The Lord, in His wisdom, has ordained men to priesthood offices and thereby organized them into quorums. A classic explanation of a quorum was given by Elder Stephen L. Richards of the Quorum of the Twelve in 1938: “A quorum is three things: first, a class; second, a fraternity [or brotherhood]; and third, a service unit.”7 The Lord has organized priesthood quorums and priesthood responsibilities to help the sons of God more fully become disciples of Christ. These quorums, and all the service that men give in the Church, are part of a curriculum of sequenced experiences that are tailored to help them take on the divine nature.

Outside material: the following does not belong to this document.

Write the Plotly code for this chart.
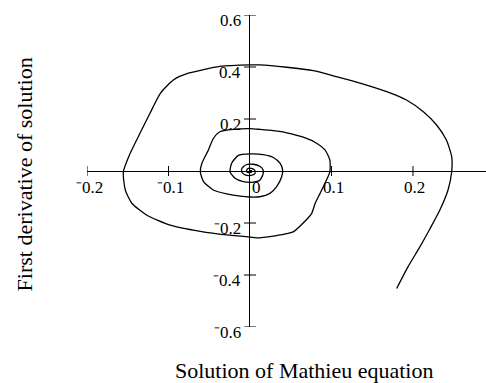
import plotly.graph_objects as go

# Phase-plane trajectory of the Mathieu equation: solution vs. its first derivative
x_sol = [0.180, 0.194, 0.2086, 0.221, 0.233, 0.243, 0.2475, 0.2475, 0.241, 0.229,
         0.2127, 0.192, 0.1677, 0.135, 0.106, 0.0777, 0.045, 0.0123, 0.0, -0.0368,
         -0.0757, -0.094, -0.110, -0.1227, -0.135, -0.147, -0.1554, -0.153, -0.145, -0.127,
         -0.098, -0.061, -0.0286, 0.0, 0.012, 0.037, 0.053, 0.065, 0.0757, 0.080,
         0.086, 0.092, 0.098, 0.098, 0.092, 0.0818, 0.0654, 0.045, 0.0286, 0.0123,
         0.0, -0.0204, -0.037, -0.045, -0.051, -0.059, -0.061, -0.057, -0.045, -0.0286,
         -0.012, 0.0, 0.012, 0.0245, 0.0327, 0.0389, 0.040, 0.0368, 0.0286, 0.0163,
         0.0, -0.0143, -0.0225, -0.0245, -0.0184, -0.0082, 0.004, 0.012, 0.016, 0.016,
         0.012, 0.004, -0.005, -0.010, -0.010, -0.006, 0.001, 0.006, 0.006, 0.003,
         -0.002, -0.004, -0.004, -0.001, 0.002, 0.002, 0.0]
dx_sol = [-0.452, -0.368, -0.291, -0.221, -0.150, -0.073, -0.003, 0.055, 0.119, 0.177,
          0.228, 0.273, 0.305, 0.338, 0.363, 0.386, 0.399, 0.408, 0.408, 0.402,
          0.376, 0.350, 0.299, 0.222, 0.145, 0.068, -0.003, -0.073, -0.124, -0.169,
          -0.208, -0.232, -0.246, -0.254, -0.257, -0.246, -0.234, -0.201, -0.163, -0.124,
          -0.086, -0.047, -0.003, 0.042, 0.081, 0.107, 0.130, 0.147, 0.155, 0.160,
          0.163, 0.160, 0.151, 0.125, 0.081, 0.030, -0.003, -0.041, -0.073, -0.088,
          -0.097, -0.100, -0.099, -0.086, -0.060, -0.022, 0.005, 0.030, 0.052, 0.063,
          0.066, 0.060, 0.030, -0.003, -0.028, -0.041, -0.043, -0.036, -0.012, 0.005,
          0.018, 0.026, 0.024, 0.010, -0.004, -0.015, -0.017, -0.010, 0.002, 0.009,
          0.010, 0.004, -0.003, -0.006, -0.004, 0.001, 0.002]

x_ticks = [-0.2, -0.1, 0.0, 0.1, 0.2]
x_tick_labels = ["\u207b0.2", "\u207b0.1", "0", "0.1", "0.2"]
y_ticks = [0.6, 0.4, 0.2, -0.2, -0.4, -0.6]
y_tick_labels = ["0.6", "0.4", "0.2", "\u207b0.2", "\u207b0.4", "\u207b0.6"]

x_title = "Solution of Mathieu equation"
y_title = "First derivative of solution"

FONT = "Liberation Serif, Times New Roman, serif"

fig = go.Figure()
fig.add_trace(go.Scatter(
    x=x_sol, y=dx_sol, mode="lines",
    line=dict(color="black", width=1.3, shape="spline", smoothing=0.6),
    hoverinfo="skip", showlegend=False,
))

shapes = []
annotations = []
# tick marks crossing the axes at the origin lines
for xv in x_ticks:
    if xv == 0:
        continue
    shapes.append(dict(type="line", xref="x", yref="y", ysizemode="pixel", yanchor=0,
                       x0=xv, x1=xv, y0=-5, y1=5, line=dict(color="black", width=1)))
for yv in y_ticks:
    shapes.append(dict(type="line", xref="x", yref="y", xsizemode="pixel", xanchor=0,
                       x0=-6, x1=6, y0=yv, y1=yv, line=dict(color="black", width=1)))

for xv, lab in zip(x_ticks, x_tick_labels):
    annotations.append(dict(x=xv, y=0, xref="x", yref="y", text=lab, showarrow=False,
                            xanchor="center", yanchor="middle",
                            xshift=7 if xv == 0 else 2, yshift=-16,
                            font=dict(family=FONT, size=17, color="black")))
for yv, lab in zip(y_ticks, y_tick_labels):
    annotations.append(dict(x=0, y=yv, xref="x", yref="y", text=lab, showarrow=False,
                            xanchor="right", yanchor="middle", xshift=-7, yshift=-5,
                            font=dict(family=FONT, size=17, color="black")))

annotations.append(dict(x=0.544, y=-0.138, xref="paper", yref="paper", text=x_title,
                        showarrow=False, xanchor="center", yanchor="middle",
                        font=dict(family=FONT, size=22, color="black")))
annotations.append(dict(x=-0.158, y=0.489, xref="paper", yref="paper", text=y_title,
                        showarrow=False, textangle=-90, xanchor="center", yanchor="middle",
                        font=dict(family=FONT, size=22, color="black")))

fig.update_layout(
    width=486, height=383,
    margin=dict(l=87, r=0, t=15, b=56),
    paper_bgcolor="white", plot_bgcolor="white",
    xaxis=dict(range=[-0.2, 0.2896], showgrid=False, showticklabels=False, ticks="",
               zeroline=True, zerolinecolor="black", zerolinewidth=1, showline=False),
    yaxis=dict(range=[-0.6, 0.6], showgrid=False, showticklabels=False, ticks="",
               zeroline=True, zerolinecolor="black", zerolinewidth=1, showline=False),
    shapes=shapes, annotations=annotations,
)

fig.write_html("out.html")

The organization of the Church, giving different assignments to different people, is part of the Lord’s curriculum. In Ephesians chapter 4, Paul teaches: “And he gave some, apostles; and some, prophets; and some, evangelists; and some, pastors and teachers; For the perfecting of the saints, for the work of the ministry, for the edifying of the body of Christ: Till we all come in the unity of the faith, and of the knowledge of the Son of God, unto a perfect man, unto the measure of the stature of the fulness of Christ” (Ephesians 4:11-13).

The teachings and revelations that come through prophets and apostles are not to lift them up but to lift us all up to the knowledge of the Son of God, “unto the measure of the stature of the fullness of Christ.” Through prophets, we have the scriptures. Through the prophetic invitation to study the scriptures daily, especially the Book of Mormon, the Lord is giving us a curriculum to become like Him. Likewise, through prophets, we have the temple ordinances, and through the prophetic invitation to attend the temple as often as possible, the Lord is further establishing our education for eternity. These ordinances are an essential part of our curriculum in taking on godly ways of thinking and acting. Through these, we are being shown the way, the race to run. We are being invited to take upon ourselves a new way of being, to take upon ourselves the name and nature of Christ, to receive the fullness of the measure of the stature of Christ as we gradually develop the ways of being that we symbolically embody in the ordinances.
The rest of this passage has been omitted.